No caderno de encargos da organização está também a monitorização de políticas públicas à luz dos instrumentos internacionais de Direitos Humanos ratificados pelo Estado Português, como a Convenção de Istambul. “Articulamos, assim, com o poder político e legislativo, fazendo chegar as vozes das mulheres e das raparigas e produzimos relatórios-sombra, fazemos ações de pressão e influência, trabalhos de investigação e de formação”, explica Ana Sofia Fernandes, presidente da Plataforma Portuguesa para os Direitos das Mulheres, em declarações ao JPN.

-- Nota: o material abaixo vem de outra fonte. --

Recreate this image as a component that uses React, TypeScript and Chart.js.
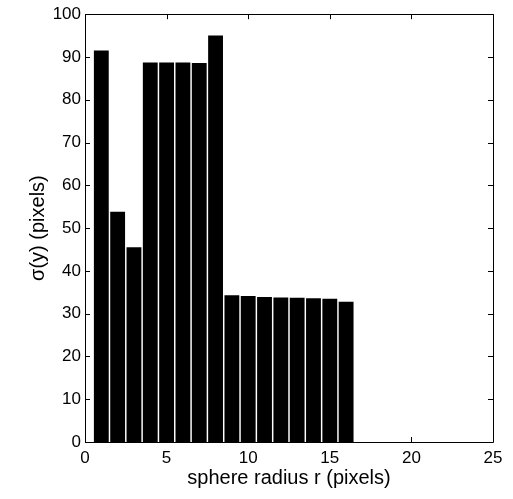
import React, { useEffect, useRef } from "react";
import { Chart, registerables } from "chart.js";

Chart.register(...registerables);

const radii = [1, 2, 3, 4, 5, 6, 7, 8, 9, 10, 11, 12, 13, 14, 15, 16];
const sigmaY = [91.5, 53.8, 45.5, 88.7, 88.7, 88.7, 88.6, 95.0, 34.3, 34.1, 33.9, 33.8, 33.7, 33.6, 33.5, 32.8];
const xTicks = [0, 5, 10, 15, 20, 25];
const yTicks = [0, 10, 20, 30, 40, 50, 60, 70, 80, 90, 100];

const FONT = "'Liberation Sans', Arial, Helvetica, sans-serif";

const boxPlugin = {
  id: "matlabBox",
  afterDraw(chart: any) {
    const { ctx, chartArea, scales } = chart;
    const { left, right, top, bottom } = chartArea;
    ctx.save();
    ctx.strokeStyle = "#000";
    ctx.lineWidth = 1;
    ctx.beginPath();
    ctx.rect(Math.round(left) + 0.5, Math.round(top) + 0.5, Math.round(right - left), Math.round(bottom - top));
    ctx.stroke();
    const len = 5;
    ctx.beginPath();
    for (const v of xTicks) {
      const px = Math.round(scales.x.getPixelForValue(v)) + 0.5;
      ctx.moveTo(px, bottom);
      ctx.lineTo(px, bottom - len);
      ctx.moveTo(px, top);
      ctx.lineTo(px, top + len);
    }
    for (const v of yTicks) {
      const py = Math.round(scales.y.getPixelForValue(v)) + 0.5;
      ctx.moveTo(left, py);
      ctx.lineTo(left + len, py);
      ctx.moveTo(right, py);
      ctx.lineTo(right - len, py);
    }
    ctx.stroke();
    ctx.restore();
  },
};

export default function App() {
  const ref = useRef<HTMLCanvasElement | null>(null);
  useEffect(() => {
    if (!ref.current) return;
    const chart = new Chart(ref.current, {
      type: "bar",
      data: {
        datasets: [
          {
            data: radii.map((r, i) => ({ x: r, y: sigmaY[i] })),
            backgroundColor: "#000",
            borderWidth: 0,
            barPercentage: 0.91,
            categoryPercentage: 1,
          },
        ],
      },
      options: {
        responsive: false,
        animation: false,
        layout: { padding: { top: 10, right: 20, left: 0, bottom: 0 } },
        plugins: { legend: { display: false }, tooltip: { enabled: false } },
        scales: {
          x: {
            type: "linear",
            min: 0,
            max: 25,
            offset: false,
            afterBuildTicks: (s: any) => {
              s.ticks = xTicks.map((v) => ({ value: v }));
            },
            afterFit: (s: any) => {
              s.height = 57;
            },
            grid: { display: false, drawTicks: false, tickLength: 0 },
            border: { display: false },
            ticks: { color: "#000", font: { family: FONT, size: 17 }, padding: 6, maxRotation: 0 },
            title: {
              display: true,
              text: "sphere radius r (pixels)",
              color: "#000",
              font: { family: FONT, size: 20 },
              padding: { top: 0, bottom: 9 },
            },
          },
          y: {
            type: "linear",
            min: 0,
            max: 100,
            afterBuildTicks: (s: any) => {
              s.ticks = yTicks.map((v) => ({ value: v }));
            },
            afterFit: (s: any) => {
              s.width = 85;
            },
            grid: { display: false, drawTicks: false, tickLength: 0 },
            border: { display: false },
            ticks: { color: "#000", font: { family: FONT, size: 17 }, padding: 4 },
            title: {
              display: true,
              text: "σ(y) (pixels)",
              color: "#000",
              font: { family: FONT, size: 20 },
              padding: { top: 26, bottom: 0 },
            },
          },
        },
      },
      plugins: [boxPlugin],
    });
    return () => chart.destroy();
  }, []);
  return (
    <div style={{ position: "absolute", left: 0, top: 0, width: 513, height: 499, background: "#fff" }}>
      <canvas ref={ref} width={513} height={499} />
    </div>
  );
}
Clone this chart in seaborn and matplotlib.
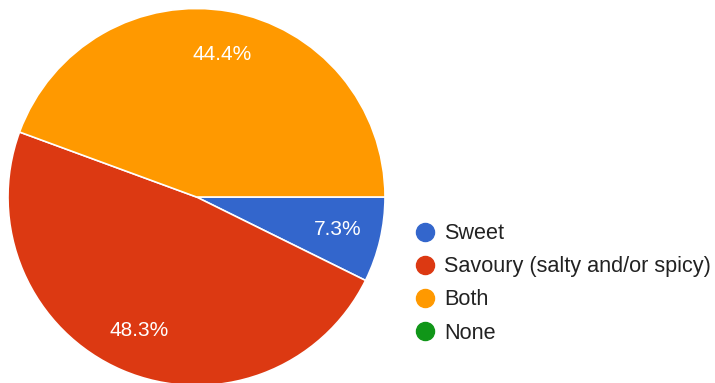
import matplotlib
matplotlib.use("Agg")
import matplotlib.pyplot as plt
from matplotlib.lines import Line2D
import seaborn as sns

categories = ["Sweet", "Savoury (salty and/or spicy)", "Both", "None"]
shares = [7.3, 48.3, 44.4, 0.0]
colors = ["#3366CC", "#DC3912", "#FF9900", "#109618"]

sns.set_theme(style="white")
plt.rcParams["font.family"] = ["Liberation Sans", "DejaVu Sans"]

W, H, DPI = 715, 383, 100
fig = plt.figure(figsize=(W / DPI, H / DPI), dpi=DPI)
fig.patch.set_facecolor("white")

# pie area: centre (196.5, 197) px, radius 188.5 px
r = 188.5
cx, cy = 196.5, 197
ax = fig.add_axes([(cx - r) / W, (H - cy - r) / H, 2 * r / W, 2 * r / H])

drawn = [(s, c) for s, c in zip(shares, colors) if s > 0]
wedges, _, autotexts = ax.pie(
    [s for s, _ in drawn],
    colors=[c for _, c in drawn],
    startangle=0,
    counterclock=False,
    radius=1.0,
    autopct="%.1f%%",
    pctdistance=0.77,
    wedgeprops=dict(edgecolor="white", linewidth=1.2),
    textprops=dict(color="white", fontsize=15),
)
ax.set_xlim(-1, 1)
ax.set_ylim(-1, 1)
ax.set_aspect("equal")
ax.axis("off")

handles = [
    Line2D([], [], marker="o", linestyle="none", markersize=13,
           markerfacecolor=c, markeredgecolor=c)
    for c in colors
]
fig.legend(
    handles, categories,
    loc="upper left",
    bbox_to_anchor=(399 / W, 1 - 208 / H),
    frameon=False,
    fontsize=15.6,
    labelcolor="#222222",
    handlelength=1.0,
    handletextpad=0.4,
    labelspacing=0.56,
    borderpad=0.2,
)

fig.savefig("out.png", dpi=DPI, facecolor="white")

Entre as iniciativas mais recentes da Plataforma Portuguesa pelos Direitos das Mulheres, estão, a título de exemplo, a campanha “Mobiliza-te Contra o Sexismo!.

A PpDM é também responsável pela coordenação nacional do Lobby Europeu das Mulheres (LEM), a maior organização de mulheres da União Europeia (UE), com mais de 2000 associações em todos os Estados Membros e 17 organizações europeias. A primeira presidente da organização foi uma portuguesa, Ana Vale. “Eu própria terminei mandato enquanto vice-presidente no ano passado (junho de 2019 e junho de 2021)”, conta Ana Sofia.

Enquanto coordenação em Portugal, participam nas reflexões e nas tomadas de posição feministas ao nível europeu. “Neste contexto influenciamos as políticas públicas da UE no sentido da realização da igualdade entre mulheres e homens, um princípio e um objetivo transversal da atuação da UE e que tem, necessariamente, reflexo nas políticas nacionais. Participamos em grupos de trabalho temáticos, como o da economia feminista, no âmbito do qual desenvolvemos o Pacto Púrpura: Uma abordagem feminista da economia ou o dos Direitos Sexuais e Reprodutivos numa perspetiva feminista e o da Exploração Sexual, no âmbito do qual desenvolvemos o relatório-síntese Educação Sexual Feminista: Assegurar que a próxima geração possa desfrutar de uma vida sexual sem coação, igualitária e mutuamente aprazível, que fizemos chegar a decisoras e decisores de política ao nível nacional e europeu”, conclui a presidente.